# Pics of stock double din cd player?



## BlackNismo95 (Nov 20, 2004)

Does anyone have any pics of their stock double din cd player from a 98-99 sentra with it being all lit up? I want to see what the display is like. Thanks in advance!


----------



## Ninety-Nine SE-L (May 5, 2002)

I used to have a pic of mine, but unfortunately every picture I've taken between March and December (roughly 800pix) have been wiped from my hard drive 

Sorry.


----------



## pete? (Jul 6, 2004)

the display is green with digital watch like numbers and what not.


----------



## BlackNismo95 (Nov 20, 2004)

ok.. well.. anyone got that radio and a digicam?


----------



## nismoweapon (Jul 18, 2002)

Sorry. Got rid of mine shortly after I got my car. But also, the '99-'01 Altima uses the same stereo if you can find somebody with that. My mom had an '00 Altima GXE with the same double DIN stereo as my '99 Sentra SE-L.


----------



## Tavel (Aug 21, 2004)

im pretty sure double din's were used 99 and later, my girlfriends 98 has a single din...so yeah.


----------



## chimmike (Oct 17, 2002)

any reason why this isn't in the audio section? just wondering......


----------



## pete? (Jul 6, 2004)

Tavel said:


> im pretty sure double din's were used 99 and later, my girlfriends 98 has a single din...so yeah.


the double DIN radio came with the "LE" pakage i belive.


----------



## BlackNismo95 (Nov 20, 2004)

chimmike said:


> any reason why this isn't in the audio section? just wondering......

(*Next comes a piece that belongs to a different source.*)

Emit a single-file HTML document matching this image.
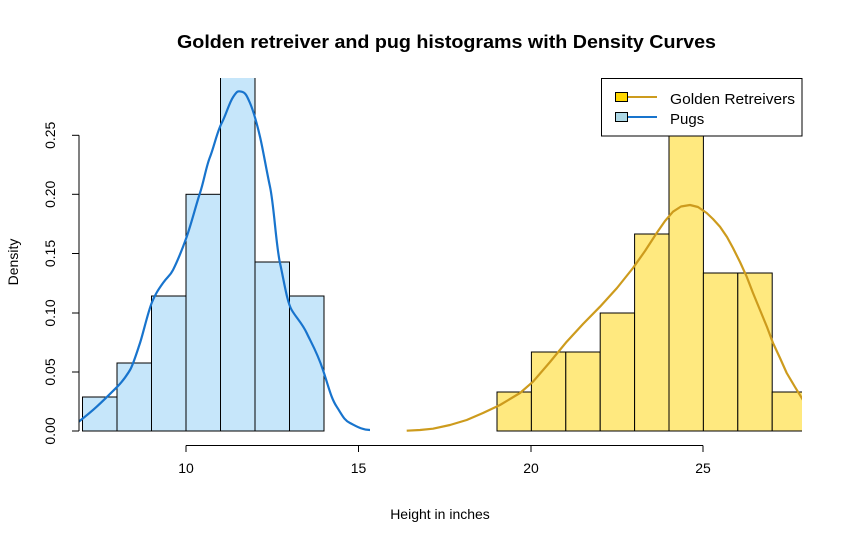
<!DOCTYPE html>
<html><head><style>body{margin:0;background:#fff}</style></head><body>
<svg width="843" height="543" xmlns="http://www.w3.org/2000/svg" font-family="Liberation Sans, Arial, sans-serif">
<rect width="843" height="543" fill="#fff"/>
<text x="177" y="48" font-size="18" font-weight="bold" textLength="539" lengthAdjust="spacingAndGlyphs">Golden retreiver and pug histograms with Density Curves</text>
<defs><clipPath id="c"><rect x="79" y="78" width="723" height="354"/></clipPath></defs>
<g clip-path="url(#c)" stroke="#000" stroke-width="1">
<g fill="#C6E6FA">
<rect x="82.5" y="397" width="34.5" height="34"/>
<rect x="117" y="363" width="34.5" height="68"/>
<rect x="151.5" y="296" width="34.5" height="135"/>
<rect x="186" y="194.3" width="34.5" height="236.7"/>
<rect x="220.5" y="40" width="34.5" height="391"/>
<rect x="255" y="262" width="34.5" height="169"/>
<rect x="289.5" y="296" width="34.5" height="135"/>
</g>
<g fill="#FFE97F">
<rect x="497" y="392" width="34.4" height="39"/>
<rect x="531.4" y="352" width="34.4" height="79"/>
<rect x="565.8" y="352" width="34.4" height="79"/>
<rect x="600.2" y="313" width="34.4" height="118"/>
<rect x="634.6" y="234" width="34.4" height="197"/>
<rect x="669" y="40" width="34.4" height="391"/>
<rect x="703.4" y="273" width="34.4" height="158"/>
<rect x="737.8" y="273" width="34.4" height="158"/>
<rect x="772.2" y="392" width="34.4" height="39"/>
</g>
<path fill="none" stroke="#1874CD" stroke-width="2.2" d="M78.7,421.7 C86,416 92,411 96.7,406.7 S112,392 117.3,386.7 S127,375 130,370 S137,352 140,343 S148,312 151.7,303 S158,290 163,283 S170,276 173,270 S182,250 186.7,236.7 S196,205 200,193 S206,167 210,157 S217,132 221.7,123 S229,103 233.3,96.7 S238,91 241.7,91.7 S247,96 250,103 S257,124 260,136.7 S266,168 270,186.7 S276,245 280,263 S287,302 291.7,310 S302,323 306.7,333 S317,352 323,370 S331,398 336.7,406.7 S344,420 350,423 S362,430 370,430"/>
<polyline fill="none" stroke="#CD9B1D" stroke-width="2.2" stroke-linejoin="round" points="406.7,430.7 420,430 433,428.7 450,425 466.7,420 483,413 500,405 520,393 533,381.7 550,362 566.7,341.7 583,324 600,306.7 617,288 633,268 645,251 656.7,233 665,221 673,211.7 681,206.5 690,205 698,207 706.7,213 713,219 720,226.7 727,237 733,248 740,262 746.7,276.7 753,293 760,310 767,327 773,343 780,358 786.7,373 795,387 803,400"/>
</g>
<g stroke="#000" stroke-width="1" fill="none">
<line x1="79" y1="135.3" x2="79" y2="431"/>
<line x1="72" y1="431" x2="79" y2="431"/><line x1="72" y1="372" x2="79" y2="372"/><line x1="72" y1="313" x2="79" y2="313"/><line x1="72" y1="253.5" x2="79" y2="253.5"/><line x1="72" y1="194.3" x2="79" y2="194.3"/><line x1="72" y1="135.3" x2="79" y2="135.3"/>
<line x1="186" y1="445.5" x2="703" y2="445.5"/>
<line x1="186" y1="445.5" x2="186" y2="452"/><line x1="358.5" y1="445.5" x2="358.5" y2="452"/><line x1="531" y1="445.5" x2="531" y2="452"/><line x1="703" y1="445.5" x2="703" y2="452"/>
</g>
<g font-size="14" text-anchor="middle">
<text x="186" y="473">10</text><text x="358.5" y="473">15</text><text x="531" y="473">20</text><text x="703" y="473">25</text>
<text x="440" y="519">Height in inches</text>
<g transform="translate(55,0)">
<text transform="translate(0,431) rotate(-90)">0.00</text>
<text transform="translate(0,372) rotate(-90)">0.05</text>
<text transform="translate(0,313) rotate(-90)">0.10</text>
<text transform="translate(0,253.5) rotate(-90)">0.15</text>
<text transform="translate(0,194.3) rotate(-90)">0.20</text>
<text transform="translate(0,135.3) rotate(-90)">0.25</text>
</g>
<text transform="translate(18,262) rotate(-90)">Density</text>
</g>
<rect x="601.5" y="78.5" width="200.5" height="57.5" fill="#fff" stroke="#000"/>
<line x1="627" y1="97" x2="657" y2="97" stroke="#CD9B1D" stroke-width="2"/>
<rect x="615.5" y="92.5" width="12" height="9" fill="#FFD700" stroke="#000"/>
<line x1="627" y1="117" x2="657" y2="117" stroke="#1874CD" stroke-width="2"/>
<rect x="615.5" y="112.5" width="12" height="9" fill="#ADD8E6" stroke="#000"/>
<text x="670" y="104" font-size="15" textLength="125" lengthAdjust="spacingAndGlyphs">Golden Retreivers</text>
<text x="670" y="124" font-size="15">Pugs</text>
</svg>
</body></html>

Lack of thinking on my part.


I just won the radio that was posted in this thread.. exact same one.. for 12.50  Figured it's cheap enoug.. why not  how do they sound? do they play cd-r's good?


----------



## pete? (Jul 6, 2004)

for stock i was quite happy with the sound (just wanted pre outs for my sub) and unlike my damned alpine it never skiped! ever! not once. it was great. but alas.........i settled for slightly better sound and pretty looks.


----------



## BlackNismo95 (Nov 20, 2004)

1.6pete said:


> for stock i was quite happy with the sound (just wanted pre outs for my sub) and unlike my damned alpine it never skiped! ever! not once. it was great. but alas.........i settled for slightly better sound and pretty looks.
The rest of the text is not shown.